Le cadre réglementaire des ICO se précise

Le 9 mai 2018 |
Pour attirer les investisseurs du monde entier et sécuriser les placements, l’AMF a lancé une consultation publique, pour tenter de définir des pistes d’encadrement de ces nouvelles formes de levées de fonds. Plus de 80 réponses ont été reçues provenant des infrastructures de marché, du monde financier, juridique ou même de particuliers. S’il ne définit pas encore le futur cadre légal, le bilan de cette consultation permet à l’AMF de dresser un premier portait de ce phénomène, d’avertir sur les risques potentiels et de proposer des pistes de réflexion sur les possibilités d’encadrement.

L’ICO en plein boom : un besoin grandissant d’informer les investisseurs

Une ICO (Initial Coin Offering) est une levée de fonds, fonctionnant via l’émission d’actifs numériques échangeables contre des cryptomonnaies durant la phase de démarrage d’un projet. Ces actifs numériques, appelées tokens (jetons en français), sont émis par l’organisation à l’origine de l’ICO et peuvent être acquis aussi bien par des personnes physiques que morales.
L’AMF a lancé au dernier trimestre 2017, un programme d’étude sur la levée de fonds en actifs numériques baptisé UNICORN (Universal Node to ICO’s Research & Network). Une initiative qui a notamment permis de préciser les caractéristiques des tokens émis dans le cadre d’une ICO. Ces derniers peuvent se regrouper en deux catégories :

  • Les tokens dits d’usage ou utility token : ils octroient un droit d’usage à leur détenteur en leur permettant d’utiliser la technologie de l’initiateur de l’ICO ;
  • Les tokens offrant des droits politiques ou des droits financiers : ils octroient des droits financiers ou des droits de vote à leur détenteur.

L’AMF précise que les émetteurs d’ICO distinguent deux types de documents :

  • Les manifesto, qui visent à annoncer un protocole sur lequel pourrait se développer certains types de projets technologiques ;
  • Les whitepapers, un document commercial qui présente le projet d’entreprise, les caractéristiques des tokens émis, l’utilisation future de la levée de fonds, les projections économiques, …

Ces documents d’information sont, à ce jour, très disparates et ne font l’objet d’aucun cadre législatif et réglementaire.
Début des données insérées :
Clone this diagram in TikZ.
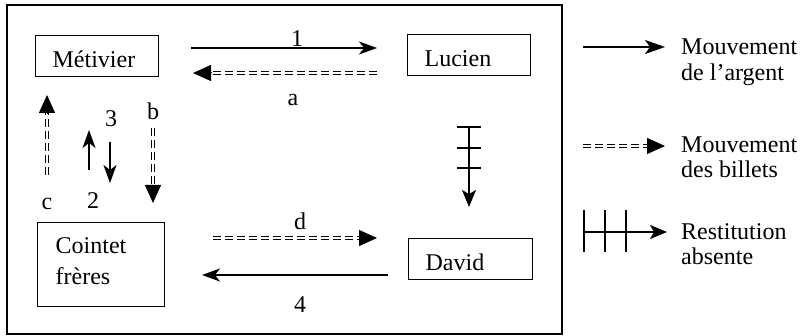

Face à ce vide juridique, de nombreux porteurs de projets sont conseillés par des cabinets d’avocats qui les sensibilisent aux informations notamment exigées par la Directive Prospectus, qui encadre les opérations de levée de fonds traditionnelles.

Définir la nature juridique des tokens, première étape de la détermination d’un mode de comptabilisation et d’évaluation

Plusieurs possibilités ont été évoquées, telles que les titres financiers, à la fois titres de capital ou titres de créance, les contrats financiers, intermédiaires en biens et services, placements collectifs, ou encore le crowdfunding. Pour la plupart des options envisagées, la conclusion de l’AMF et des entités consultées est sans appel : ces statuts juridiques ne peuvent constituer une solution satisfaisante. Au contraire, la majorité des répondants insiste sur la nécessité de proposer une classification des tokens en fonction des droits, contreparties ou avantages auxquels ils donnent accès, ce qui permettrait de préciser le régime juridique associé à chaque token. L’analyse des tokens intégrerait, entre autres, leur caractère spéculatif ou non ainsi que les modalités de leur transfert et de cession, l’influence de l’émetteur vis-à-vis de la blockchain sur laquelle sont émis les tokens ou l’intention du souscripteur : S’agit-il d’une perspective morale via un don ? D’une perspective de profit ou d’économie via un investissement ?

Une volonté d’information et de clarification, qui ressort de la consultation mais également l’apparition de certains risques à anticiper. L’AMF met ainsi en évidence la nécessité de prévoir un dispositif de prévention du blanchiment des capitaux et de financement du terrorisme, notamment via la réalisation d’un KYC (Know Your Customer - processus permettant de vérifier l'identité des clients d'une entreprise). Avec plus de 4 milliards de dollars levés en 2017 par des ICO, le gouvernement a récemment insisté sur sa volonté de légiférer rapidement sur les levées de fonds en cryptomonnaies pour faire de Paris la capitale des ICO.